I'm confused why this code works. The object "person" is declared as an instance of B with only the functionality of A, yet it somehow prints out hello twice. If the object only gets access to the methods in A, how can it end up accessing the print out statement?

abstract class A {
  abstract void move();
    void go() {
      this.move();
    }
}
class B extends A {
    void move() {
        System.out.println("hello");
    }
}
public class Main {
 public static void main(String[] args){
   A person = new B();
   person.move();
   person.go();
 }

No, you have a "link" of class A, but functionality depends on object (in your code it is new B();), so your A link points to a B object with B functionality.

The object "person" is declared as an instance of B with only the functionality of A

Not exactly. Java is a reference-based language; here you have made an instance ( new B() ), and have exactly one reference to it, called person .

You could have no references to it (leading to the created object being garbage collected eventually). You can have 2000 references to it. You could have B b = new B(); A a = b; B b = new B(); A a = b; , and now you have 2 references to it, one of type A and one of type B . But they are pointing to the exact same object.

Thus, person isn't an object, it's a reference. And that reference has type A , sure, but the object it is referencing is just a B, it isn't 'restricted' to have only A functionality.

You probably know all this, but terminology is important here, as it seems to have led to some confusion. Restating your question with less ambiguous terminology:

The reference "person" currently references an instance of B, but only exposes functionality that A has.

Yes. And A's functionality is described solely by the signatures present there, not by the code. A's functionality involves having a go() method, which takes no arguments and returns nothing, as well as a move() method with the same rules. And that is all - 'invoking go will actually run the move method', or 'move has no implementation' is not part of that .

Thus, both move() and go() are part of the functionality exposed by A.

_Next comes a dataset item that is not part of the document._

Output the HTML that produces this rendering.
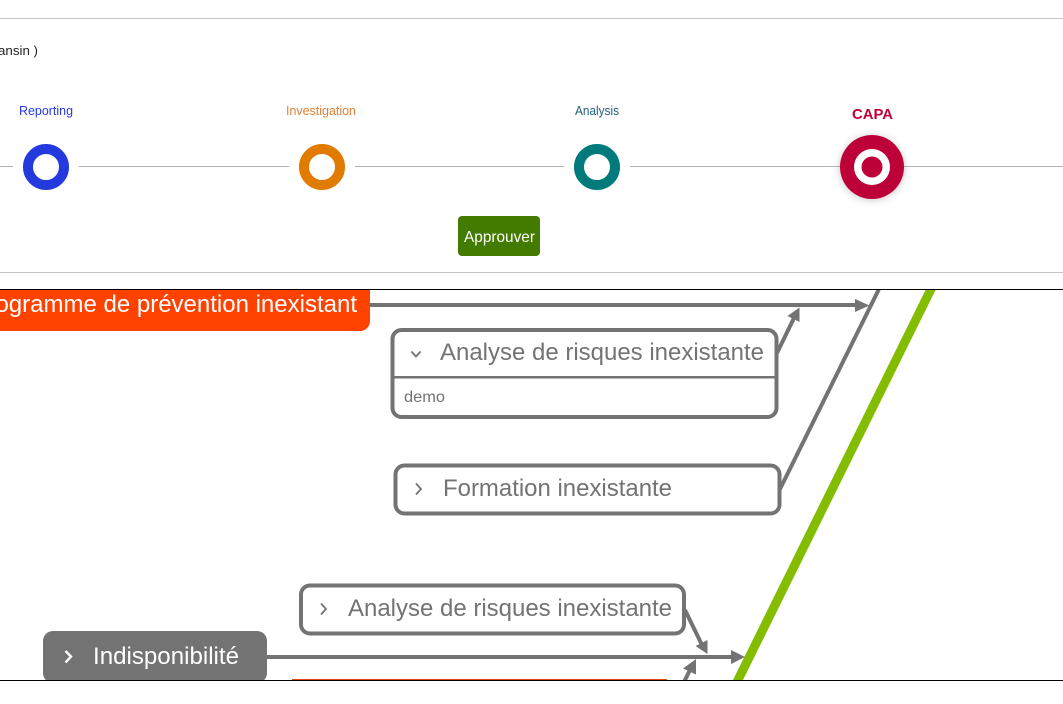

The implementation of the functionality has nothing whatsoever to do with the reference type ( A person ) and everything to do with what the reference is actually pointing at ( new B() ). B's implementation of the move() and go() methods specified by A are such that move prints "hello", and go() calls move (thus, prints hello()) - that implementation is inherited from A, but B was free to change that; B however decided not to.

Said more technically:

Java uses something called dynamic dispatch . What that means is that at compile time (ie write time), java figures out if a method you're calling even exists and which variant (if you have move(String a) and move(int a) , that's two methods with the same name, at write time java decides which one you are attempting to invoke), and uses the type of the expression in front of the dot to figure that out. But then at runtime, the actual type of the object that 'the expression in front of the dot' is actually pointing at is used to figure out which actual code to invoke. This always happens and you can't opt out (you can't choose to run A's implementation when you invoke main() . Only B's implementation can choose to not override A's implementation, or to explicitly invoke its supertype's implementation. A user of B's code cannot do that).

Note that static stuff doesn't 'do' inheritance at all, and therefore, dynamic dispatch doesn't apply there.